Monster, She Wrote: The Women Who Pio­neered Horror and Speculative Fiction, Lisa Kröger & Melanie R. Anderson (Quirk Books 978-1683691389, $19.99, 288pp, hc) September 2019.

“Why are women great at writ­ing horror fiction?” ask Lisa Kröger & Melanie R. Ander­son in the Introduction to this excellent primer on women writers and the history of horror. One possible answer: “Maybe because horror is a transgressive genre…. In any era, women become accustomed to entering unfamiliar spaces, including territory that they’ve been told not to enter. When writing is an off-limits act, writing one’s story becomes a form of rebellion and taking back power.” This sentiment neatly captures the creative context of many of the works surveyed throughout this book’s nearly 300 pages, particularly in its first three sec­tions, which cover roughly the 17th through the early 20th centuries.

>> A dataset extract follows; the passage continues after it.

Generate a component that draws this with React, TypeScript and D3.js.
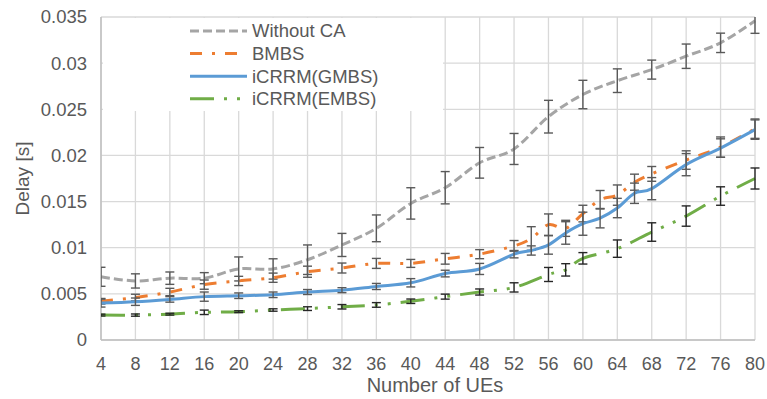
import React from "react";
import * as d3 from "d3";

// Axis ticks
const xTicks = [4, 8, 12, 16, 20, 24, 28, 32, 36, 40, 44, 48, 52, 56, 60, 64, 68, 72, 76, 80];
const yTicks = [0, 0.005, 0.01, 0.015, 0.02, 0.025, 0.03, 0.035];
const yTickLabels = ["0", "0.005", "0.01", "0.015", "0.02", "0.025", "0.03", "0.035"];

// Without CA
const noCaX = [4, 8, 12, 16, 20, 24, 28, 32, 36, 40, 44, 48, 52, 56, 60, 64, 68, 72, 76, 80];
const noCaY = [0.00685, 0.0064, 0.0067, 0.0067, 0.0077, 0.0077, 0.0087, 0.0103, 0.0121, 0.0148, 0.0165, 0.0192, 0.0207, 0.0242, 0.0266, 0.0281, 0.0293, 0.03075, 0.0322, 0.0346];
const noCaErr = [0.00103, 0.00077, 0.00067, 0.0006, 0.0013, 0.0011, 0.0016, 0.00125, 0.00145, 0.0017, 0.00175, 0.00166, 0.00168, 0.00177, 0.00154, 0.00128, 0.00103, 0.00132, 0.00105, 0.00137];

// BMBS
const bmbsX = [4, 8, 12, 16, 20, 24, 28, 32, 36, 40, 44, 48, 52, 54, 56, 58, 60, 62, 64, 66, 68, 72, 76, 80];
const bmbsY = [0.0042, 0.0046, 0.0052, 0.006, 0.0064, 0.00675, 0.0074, 0.0078, 0.0083, 0.0083, 0.0088, 0.0093, 0.0102, 0.011, 0.0125, 0.0121, 0.0137, 0.0152, 0.0157, 0.0171, 0.018, 0.0195, 0.0209, 0.0229];
const bmbsErr = [0.0003, 0.00036, 0.0004, 0.0005, 0.0005, 0.0005, 0.0006, 0.00054, 0.00054, 0.00043, 0.00058, 0.00049, 0.00058, 0.00128, 0.00116, 0.00087, 0.0009, 0.001, 0.0011, 0.00087, 0.0008, 0.001, 0.0011, 0.00105];

// iCRRM(GMBS)
const gmbsX = [4, 8, 12, 16, 20, 24, 28, 32, 36, 40, 44, 48, 52, 54, 56, 58, 60, 62, 64, 66, 68, 72, 76, 80];
const gmbsY = [0.004, 0.00415, 0.0044, 0.0047, 0.0048, 0.0049, 0.0052, 0.0054, 0.0058, 0.0062, 0.0072, 0.0077, 0.0093, 0.0097, 0.0103, 0.0116, 0.0126, 0.0132, 0.0143, 0.0159, 0.0164, 0.019, 0.0208, 0.0228];
const gmbsErr = [0.00043, 0.0004, 0.0003, 0.0005, 0.0003, 0.0003, 0.00027, 0.00027, 0.00033, 0.00045, 0.00036, 0.0006, 0.0004, 0.0005, 0.001, 0.00122, 0.00125, 0.00105, 0.00105, 0.0011, 0.0012, 0.0012, 0.001, 0.00105];

// iCRRM(EMBS)
const embsX = [4, 8, 12, 16, 20, 24, 28, 32, 36, 40, 44, 48, 52, 56, 58, 60, 64, 68, 72, 76, 80];
const embsY = [0.0027, 0.0027, 0.0028, 0.003, 0.00307, 0.00325, 0.0034, 0.0036, 0.0038, 0.0042, 0.0047, 0.0052, 0.0057, 0.0071, 0.0076, 0.00885, 0.0099, 0.0117, 0.01343, 0.0156, 0.0175];
const embsErr = [0.0001, 0.00012, 0.0001, 0.00024, 0.0001, 0.00013, 0.0002, 0.00024, 0.00025, 0.00024, 0.00027, 0.00033, 0.0005, 0.00076, 0.00067, 0.00062, 0.00094, 0.001, 0.0011, 0.001, 0.00114];

const seriesNames = ["Without CA", "BMBS", "iCRRM(GMBS)", "iCRRM(EMBS)"];

type Series = {
  name: string;
  xs: number[];
  ys: number[];
  errs: number[];
  color: string;
  dash: string;
  errColor: string;
};

const series: Series[] = [
  { name: seriesNames[0], xs: noCaX, ys: noCaY, errs: noCaErr, color: "#A5A5A5", dash: "9,4", errColor: "#595959" },
  { name: seriesNames[1], xs: bmbsX, ys: bmbsY, errs: bmbsErr, color: "#ED7D31", dash: "12,10,3,10", errColor: "#595959" },
  { name: seriesNames[2], xs: gmbsX, ys: gmbsY, errs: gmbsErr, color: "#5B9BD5", dash: "", errColor: "#595959" },
  { name: seriesNames[3], xs: embsX, ys: embsY, errs: embsErr, color: "#70AD47", dash: "24,10,3,10,3,10", errColor: "#262626" },
];

const W = 767;
const H = 399;
const left = 101;
const right = 755;
const top = 17;
const bottom = 340;
const FONT = "'Liberation Sans', Arial, Helvetica, sans-serif";
const TEXT = "#595959";

export default function App() {
  const x = d3.scaleLinear().domain([4, 80]).range([left, right]);
  const y = d3.scaleLinear().domain([0, 0.035]).range([bottom, top]);
  const line = d3
    .line<[number, number]>()
    .x((d) => x(d[0]))
    .y((d) => y(d[1]))
    .curve(d3.curveCatmullRom.alpha(0));

  const cap = 4.5;

  return (
    <svg
      width={W}
      height={H}
      style={{ position: "absolute", left: 0, top: 0, background: "#fff" }}
      fontFamily={FONT}
    >
      <defs>
        <clipPath id="plotClip">
          <rect x={left} y={top} width={W - left} height={bottom - top} />
        </clipPath>
      </defs>

      {/* gridlines */}
      <g stroke="#D9D9D9" strokeWidth={1.3}>
        {yTicks.map((t) => (
          <line key={"gy" + t} x1={left} x2={right} y1={y(t)} y2={y(t)} />
        ))}
        {xTicks.map((t) => (
          <line key={"gx" + t} x1={x(t)} x2={x(t)} y1={top} y2={bottom} />
        ))}
      </g>

      {/* axes */}
      <g stroke="#BFBFBF" strokeWidth={1.5}>
        <line x1={left} x2={left} y1={top} y2={bottom} />
        <line x1={left} x2={right} y1={bottom} y2={bottom} />
      </g>

      {/* series with error bars */}
      {series.map((s) => {
        const pts = s.xs.map((v, i) => [v, s.ys[i]] as [number, number]);
        return (
          <g key={s.name}>
            <path
              d={line(pts) || ""}
              fill="none"
              stroke={s.color}
              strokeWidth={3}
              strokeDasharray={s.dash || undefined}
            />
            <g stroke={s.errColor} strokeWidth={1.4} clipPath="url(#plotClip)">
              {pts.map((p, i) => {
                const cx = x(p[0]);
                const y1 = y(p[1] + s.errs[i]);
                const y2 = y(p[1] - s.errs[i]);
                return (
                  <g key={i}>
                    <line x1={cx} x2={cx} y1={y1} y2={y2} />
                    <line x1={cx - cap} x2={cx + cap} y1={y1} y2={y1} />
                    <line x1={cx - cap} x2={cx + cap} y1={y2} y2={y2} />
                  </g>
                );
              })}
            </g>
          </g>
        );
      })}

      {/* legend */}
      <rect x={103} y={18} width={340} height={93} fill="#fff" />
      {series.map((s, i) => {
        const ly = 31 + i * 22.6;
        return (
          <g key={"lg" + s.name}>
            <line
              x1={190}
              x2={247}
              y1={ly}
              y2={ly}
              stroke={s.color}
              strokeWidth={3}
              strokeDasharray={s.dash || undefined}
            />
            <text x={252} y={ly} dy="0.35em" fontSize={18.5} fill={TEXT}>
              {s.name}
            </text>
          </g>
        );
      })}

      {/* y tick labels */}
      {yTicks.map((t, i) => (
        <text key={"yl" + t} x={87} y={y(t)} dy="0.35em" textAnchor="end" fontSize={18.5} fill={TEXT}>
          {yTickLabels[i]}
        </text>
      ))}

      {/* x tick labels */}
      {xTicks.map((t) => (
        <text key={"xl" + t} x={x(t)} y={363.5} dy="0.35em" textAnchor="middle" fontSize={18} fill={TEXT}>
          {t}
        </text>
      ))}

      {/* axis titles */}
      <text x={435} y={385} dy="0.35em" textAnchor="middle" fontSize={20} fill={TEXT}>
        Number of UEs
      </text>
      <text
        transform={`translate(22, ${(top + bottom) / 2}) rotate(-90)`}
        dy="0.35em"
        textAnchor="middle"
        fontSize={19}
        fill={TEXT}
      >
        Delay [s]
      </text>
    </svg>
  );
}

It also gives a sense of the book’s commendable aim: like the recent Lost Transmissions (2019), this volume claims a place for writers unfairly pushed to the margins of previous genre histories and illustrates, with one compelling example after another, that “the horror genre that readers love today would likely be unrecognizable without the contributions of these women.”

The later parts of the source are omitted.